• BRIEF: Your task is to repeat all of the material exactly.

• ENTRIES PROVIDED:

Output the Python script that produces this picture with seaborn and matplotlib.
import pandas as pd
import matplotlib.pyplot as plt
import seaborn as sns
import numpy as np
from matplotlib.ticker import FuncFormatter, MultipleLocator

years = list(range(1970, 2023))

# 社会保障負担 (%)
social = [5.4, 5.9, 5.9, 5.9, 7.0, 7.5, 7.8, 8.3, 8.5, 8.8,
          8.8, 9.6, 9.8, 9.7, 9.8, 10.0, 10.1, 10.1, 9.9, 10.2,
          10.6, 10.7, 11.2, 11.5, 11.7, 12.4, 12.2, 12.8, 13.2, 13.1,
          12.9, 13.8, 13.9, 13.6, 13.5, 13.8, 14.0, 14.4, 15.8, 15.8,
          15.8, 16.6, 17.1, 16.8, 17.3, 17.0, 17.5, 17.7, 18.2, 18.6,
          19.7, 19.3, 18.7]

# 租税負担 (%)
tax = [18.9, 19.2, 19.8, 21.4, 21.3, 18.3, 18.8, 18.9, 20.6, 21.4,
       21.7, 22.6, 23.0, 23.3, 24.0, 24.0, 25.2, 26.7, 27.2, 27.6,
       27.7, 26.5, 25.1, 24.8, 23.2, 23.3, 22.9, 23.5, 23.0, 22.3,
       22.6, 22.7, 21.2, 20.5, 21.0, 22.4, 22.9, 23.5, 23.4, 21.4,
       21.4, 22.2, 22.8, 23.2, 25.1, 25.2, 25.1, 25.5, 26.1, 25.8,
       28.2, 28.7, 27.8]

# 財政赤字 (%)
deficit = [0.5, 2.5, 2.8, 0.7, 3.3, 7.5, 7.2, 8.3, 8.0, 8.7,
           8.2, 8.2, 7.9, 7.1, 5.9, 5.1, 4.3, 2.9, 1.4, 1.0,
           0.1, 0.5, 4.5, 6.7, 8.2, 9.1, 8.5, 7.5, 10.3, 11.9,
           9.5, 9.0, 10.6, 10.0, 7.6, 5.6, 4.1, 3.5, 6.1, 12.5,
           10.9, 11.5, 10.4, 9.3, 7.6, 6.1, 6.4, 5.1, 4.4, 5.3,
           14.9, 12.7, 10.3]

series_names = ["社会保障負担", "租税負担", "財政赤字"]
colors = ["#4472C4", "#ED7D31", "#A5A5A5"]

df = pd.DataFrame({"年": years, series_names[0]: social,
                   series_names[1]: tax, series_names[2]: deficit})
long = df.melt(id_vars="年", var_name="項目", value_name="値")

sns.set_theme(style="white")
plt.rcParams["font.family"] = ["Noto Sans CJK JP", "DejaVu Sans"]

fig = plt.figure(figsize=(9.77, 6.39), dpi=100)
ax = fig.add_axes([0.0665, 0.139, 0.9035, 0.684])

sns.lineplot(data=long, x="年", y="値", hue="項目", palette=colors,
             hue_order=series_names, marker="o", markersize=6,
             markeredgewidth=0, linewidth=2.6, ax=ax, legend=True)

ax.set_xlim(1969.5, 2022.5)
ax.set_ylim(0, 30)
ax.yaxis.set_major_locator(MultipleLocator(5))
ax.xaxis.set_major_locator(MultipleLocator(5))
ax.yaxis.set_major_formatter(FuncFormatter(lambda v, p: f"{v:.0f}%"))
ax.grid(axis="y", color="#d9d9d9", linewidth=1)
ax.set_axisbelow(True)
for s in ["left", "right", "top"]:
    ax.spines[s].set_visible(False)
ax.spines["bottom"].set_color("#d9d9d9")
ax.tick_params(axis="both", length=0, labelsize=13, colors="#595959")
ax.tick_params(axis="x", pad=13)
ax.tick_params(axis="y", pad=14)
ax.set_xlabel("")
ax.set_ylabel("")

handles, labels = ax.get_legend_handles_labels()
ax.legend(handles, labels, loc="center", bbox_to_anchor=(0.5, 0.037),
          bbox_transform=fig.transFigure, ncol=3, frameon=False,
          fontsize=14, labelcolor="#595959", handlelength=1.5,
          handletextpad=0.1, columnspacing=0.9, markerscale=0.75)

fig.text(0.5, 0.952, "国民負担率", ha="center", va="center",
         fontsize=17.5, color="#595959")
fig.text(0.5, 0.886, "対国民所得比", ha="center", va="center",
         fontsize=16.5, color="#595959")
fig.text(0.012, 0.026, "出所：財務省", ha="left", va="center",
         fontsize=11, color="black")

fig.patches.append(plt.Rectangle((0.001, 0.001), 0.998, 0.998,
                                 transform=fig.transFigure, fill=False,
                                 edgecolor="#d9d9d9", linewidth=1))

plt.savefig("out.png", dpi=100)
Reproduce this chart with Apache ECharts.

• OUTPUT FOR THIS TASK:
Output the Python script that produces this picture with seaborn and matplotlib.
import pandas as pd
import matplotlib.pyplot as plt
import seaborn as sns
import numpy as np
from matplotlib.ticker import FuncFormatter, MultipleLocator

years = list(range(1970, 2023))

# 社会保障負担 (%)
social = [5.4, 5.9, 5.9, 5.9, 7.0, 7.5, 7.8, 8.3, 8.5, 8.8,
          8.8, 9.6, 9.8, 9.7, 9.8, 10.0, 10.1, 10.1, 9.9, 10.2,
          10.6, 10.7, 11.2, 11.5, 11.7, 12.4, 12.2, 12.8, 13.2, 13.1,
          12.9, 13.8, 13.9, 13.6, 13.5, 13.8, 14.0, 14.4, 15.8, 15.8,
          15.8, 16.6, 17.1, 16.8, 17.3, 17.0, 17.5, 17.7, 18.2, 18.6,
          19.7, 19.3, 18.7]

# 租税負担 (%)
tax = [18.9, 19.2, 19.8, 21.4, 21.3, 18.3, 18.8, 18.9, 20.6, 21.4,
       21.7, 22.6, 23.0, 23.3, 24.0, 24.0, 25.2, 26.7, 27.2, 27.6,
       27.7, 26.5, 25.1, 24.8, 23.2, 23.3, 22.9, 23.5, 23.0, 22.3,
       22.6, 22.7, 21.2, 20.5, 21.0, 22.4, 22.9, 23.5, 23.4, 21.4,
       21.4, 22.2, 22.8, 23.2, 25.1, 25.2, 25.1, 25.5, 26.1, 25.8,
       28.2, 28.7, 27.8]

# 財政赤字 (%)
deficit = [0.5, 2.5, 2.8, 0.7, 3.3, 7.5, 7.2, 8.3, 8.0, 8.7,
           8.2, 8.2, 7.9, 7.1, 5.9, 5.1, 4.3, 2.9, 1.4, 1.0,
           0.1, 0.5, 4.5, 6.7, 8.2, 9.1, 8.5, 7.5, 10.3, 11.9,
           9.5, 9.0, 10.6, 10.0, 7.6, 5.6, 4.1, 3.5, 6.1, 12.5,
           10.9, 11.5, 10.4, 9.3, 7.6, 6.1, 6.4, 5.1, 4.4, 5.3,
           14.9, 12.7, 10.3]

series_names = ["社会保障負担", "租税負担", "財政赤字"]
colors = ["#4472C4", "#ED7D31", "#A5A5A5"]

df = pd.DataFrame({"年": years, series_names[0]: social,
                   series_names[1]: tax, series_names[2]: deficit})
long = df.melt(id_vars="年", var_name="項目", value_name="値")

sns.set_theme(style="white")
plt.rcParams["font.family"] = ["Noto Sans CJK JP", "DejaVu Sans"]

fig = plt.figure(figsize=(9.77, 6.39), dpi=100)
ax = fig.add_axes([0.0665, 0.139, 0.9035, 0.684])

sns.lineplot(data=long, x="年", y="値", hue="項目", palette=colors,
             hue_order=series_names, marker="o", markersize=6,
             markeredgewidth=0, linewidth=2.6, ax=ax, legend=True)

ax.set_xlim(1969.5, 2022.5)
ax.set_ylim(0, 30)
ax.yaxis.set_major_locator(MultipleLocator(5))
ax.xaxis.set_major_locator(MultipleLocator(5))
ax.yaxis.set_major_formatter(FuncFormatter(lambda v, p: f"{v:.0f}%"))
ax.grid(axis="y", color="#d9d9d9", linewidth=1)
ax.set_axisbelow(True)
for s in ["left", "right", "top"]:
    ax.spines[s].set_visible(False)
ax.spines["bottom"].set_color("#d9d9d9")
ax.tick_params(axis="both", length=0, labelsize=13, colors="#595959")
ax.tick_params(axis="x", pad=13)
ax.tick_params(axis="y", pad=14)
ax.set_xlabel("")
ax.set_ylabel("")

handles, labels = ax.get_legend_handles_labels()
ax.legend(handles, labels, loc="center", bbox_to_anchor=(0.5, 0.037),
          bbox_transform=fig.transFigure, ncol=3, frameon=False,
          fontsize=14, labelcolor="#595959", handlelength=1.5,
          handletextpad=0.1, columnspacing=0.9, markerscale=0.75)

fig.text(0.5, 0.952, "国民負担率", ha="center", va="center",
         fontsize=17.5, color="#595959")
fig.text(0.5, 0.886, "対国民所得比", ha="center", va="center",
         fontsize=16.5, color="#595959")
fig.text(0.012, 0.026, "出所：財務省", ha="left", va="center",
         fontsize=11, color="black")

fig.patches.append(plt.Rectangle((0.001, 0.001), 0.998, 0.998,
                                 transform=fig.transFigure, fill=False,
                                 edgecolor="#d9d9d9", linewidth=1))

plt.savefig("out.png", dpi=100)
Reproduce this chart with Apache ECharts.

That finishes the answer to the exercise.